Abstract:
Visual tracking or object tracking is the process of estimating the state of the target in successive frames of a video sequence. It is an integral part of a plethora of applications like security, surveillance, navigation systems, traffic monitoring systems, human computer interaction systems, and robotics where the target is tracked in both stationary as well as dynamic environments. Visual tracking has remained a challenging problem in computer vision because of numerous factors like occlusion, illumination variation, background clutter, pose change, scale variation, deformation, etc. To overcome these challenges we propose an online analysis dictionary learning framework for visual tracking. Dictionary learning is a popular representation learning tool today. It has been successfully applied to a wide range of computer vision tasks like image denoising, image super resolution, face recognition, human action recognition, classification, etc. in the recent years. Synthesis dictionary based learning approaches have been applied to visual tracking as well. However, to the best of our knowledge, the use of analysis dictionary based algorithms for visual tracking has not been done yet. The main advantage of an analysis dictionary over a synthesis dictionary is, for an analysis and a synthesis dictionary of same dimensions, an analysis dictionary is able to capture significantly more variability in the data compared to a synthesis dictionary.
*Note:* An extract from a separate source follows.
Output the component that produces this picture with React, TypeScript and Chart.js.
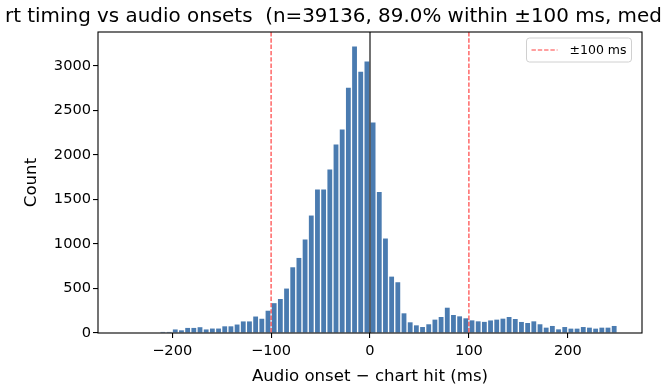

We have developed our algorithm in two stages. In this first stage we track the targets in video sequences using a single analysis dictionary. In the next stage we develop a multiple analysis dictionaries model to track the object of interest. After extensive experimentation on video sequences from OTB-50 dataset, we have demonstrated that our algorithm works better than the synthesis dictionary learning based trackers and also some of the other state of the art trackers that do not incorporate dictionary learning in their tracking approach.